RECORDED INFORMATION.
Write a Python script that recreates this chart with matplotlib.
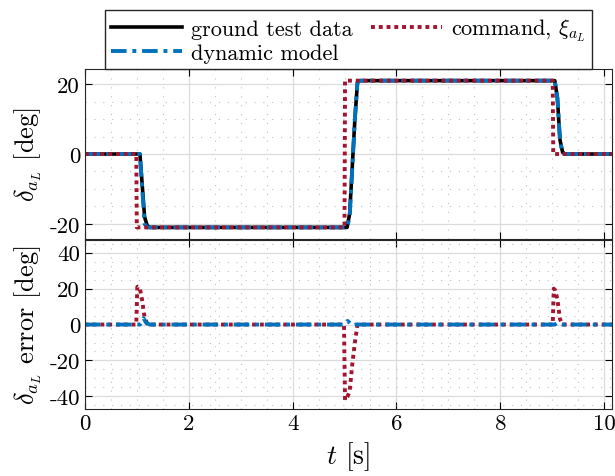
import matplotlib.pyplot as plt
from matplotlib.ticker import MultipleLocator, FuncFormatter

plt.rcParams['font.family'] = 'serif'
plt.rcParams['font.serif'] = ['cmr10', 'DejaVu Serif']
plt.rcParams['mathtext.fontset'] = 'cm'
plt.rcParams['axes.unicode_minus'] = False

# ---- data ----
ground_t = [0, 1.06, 1.10, 1.15, 1.20, 1.25, 5.05, 5.10, 5.20, 5.25, 5.30, 9.05, 9.10, 9.15, 9.20, 9.25, 10.2]
ground_v = [0, 0, -8, -18, -20.5, -21, -21, -17, 10, 20.5, 21, 21, 16, 4, 0.5, 0, 0]

model_t = [0, 1.06, 1.10, 1.15, 1.20, 1.25, 5.05, 5.10, 5.20, 5.25, 5.30, 9.05, 9.10, 9.15, 9.20, 9.25, 10.2]
model_v = [0, 0, -9, -20, -21, -21, -21, -18, 10, 20.5, 21, 21, 16, 4, 0, 0, 0]

cmd_t = [0, 0.99, 1.00, 5.00, 5.01, 9.01, 9.02, 10.2]
cmd_v = [0, 0, -21, -21, 21, 21, 0, 0]

cmd_err_t = [0, 0.99, 1.01, 1.06, 1.10, 1.15, 1.20, 1.25, 4.99, 5.01, 5.06, 5.10, 5.15, 5.20, 5.25, 9.01, 9.03, 9.06, 9.10, 9.15, 9.20, 10.2]
cmd_err_v = [0, 0, 21, 20, 14, 4, 0.5, 0, 0, -42, -40, -37, -22, -10, 0, 0, 20, 19, 14, 3, 0, 0]

mod_err_t = [0, 1.06, 1.10, 1.13, 1.18, 1.25, 5.0, 5.06, 5.10, 5.15, 5.22, 9.05, 9.10, 9.14, 9.20, 10.2]
mod_err_v = [0, 0, 1.5, 3.5, 1.0, 0, 0, 2.0, 1.0, -0.5, 0, 0, 1.0, 0.3, 0, 0]

blue = '#0072BD'
red = '#A2142F'

fig = plt.figure(figsize=(6.15, 4.77), dpi=100)
ax1 = fig.add_axes([0.138, 0.497, 0.857, 0.356])
ax2 = fig.add_axes([0.138, 0.1405, 0.857, 0.354])

dashdot = (0, (4, 1.5, 1, 1.5))
l1, = ax1.plot(ground_t, ground_v, color='black', lw=2.6, label='ground test data')
l2, = ax1.plot(model_t, model_v, color=blue, lw=2.8, ls=dashdot, label='dynamic model')
l3, = ax1.plot(cmd_t, cmd_v, color=red, lw=2.8, ls=(0, (1, 1)), label=r'command, $\xi_{a_L}$')

ax2.plot(cmd_err_t, cmd_err_v, color=red, lw=2.8, ls=(0, (1, 1)))
ax2.plot(mod_err_t, mod_err_v, color=blue, lw=2.8, ls=dashdot)

fmt = FuncFormatter(lambda v, p: '%d' % v)
for ax in (ax1, ax2):
    ax.set_xlim(0, 10.15)
    ax.xaxis.set_major_locator(MultipleLocator(2))
    ax.xaxis.set_minor_locator(MultipleLocator(0.5))
    ax.yaxis.set_minor_locator(MultipleLocator(5))
    ax.grid(True, which='major', color='#dcdcdc', lw=0.9)
    ax.grid(True, which='minor', color='#c0c0c0', ls=(0, (1, 7)), lw=0.8)
    ax.tick_params(which='both', direction='in', top=True, right=True, labelsize=16.5)
    ax.tick_params(which='minor', length=0)
    ax.tick_params(which='major', length=5, width=0.8)
    ax.yaxis.set_major_formatter(fmt)
    ax.xaxis.set_major_formatter(fmt)
    for s in ax.spines.values():
        s.set_color('#262626')
        s.set_linewidth(0.8)
    ax.set_axisbelow(True)

ax1.set_ylim(-24.3, 24.3)
ax1.yaxis.set_major_locator(MultipleLocator(20))
ax1.tick_params(labelbottom=False)
ax1.set_ylabel(r'$\delta_{a_L}$ [deg]', fontsize=19)

ax2.set_ylim(-47, 47)
ax2.yaxis.set_major_locator(MultipleLocator(20))
ax2.set_ylabel(r'$\delta_{a_L}$ error [deg]', fontsize=19)
ax2.set_xlabel(r'$t$ [s]', fontsize=20)

fig.align_ylabels([ax1, ax2])

fig.legend(handles=[l1, l2, l3], ncol=2, loc='upper center', bbox_to_anchor=(0.566, 1.0),
           fontsize=16, frameon=True, fancybox=False, edgecolor='#262626',
           handlelength=3.2, handletextpad=0.4, columnspacing=0.8, labelspacing=0.2,
           borderpad=0.3, framealpha=1)

fig.savefig('out.png', dpi=100)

DIRECTIVE. Repeat the listing above exactly from its first line to the line containing "plt.rcParams['axes.unicode_minus'] = False", both included, and omit the pictures.

SOLUTION TO THIS EXERCISE.
Write a Python script that recreates this chart with matplotlib.
import matplotlib.pyplot as plt
from matplotlib.ticker import MultipleLocator, FuncFormatter

plt.rcParams['font.family'] = 'serif'
plt.rcParams['font.serif'] = ['cmr10', 'DejaVu Serif']
plt.rcParams['mathtext.fontset'] = 'cm'
plt.rcParams['axes.unicode_minus'] = False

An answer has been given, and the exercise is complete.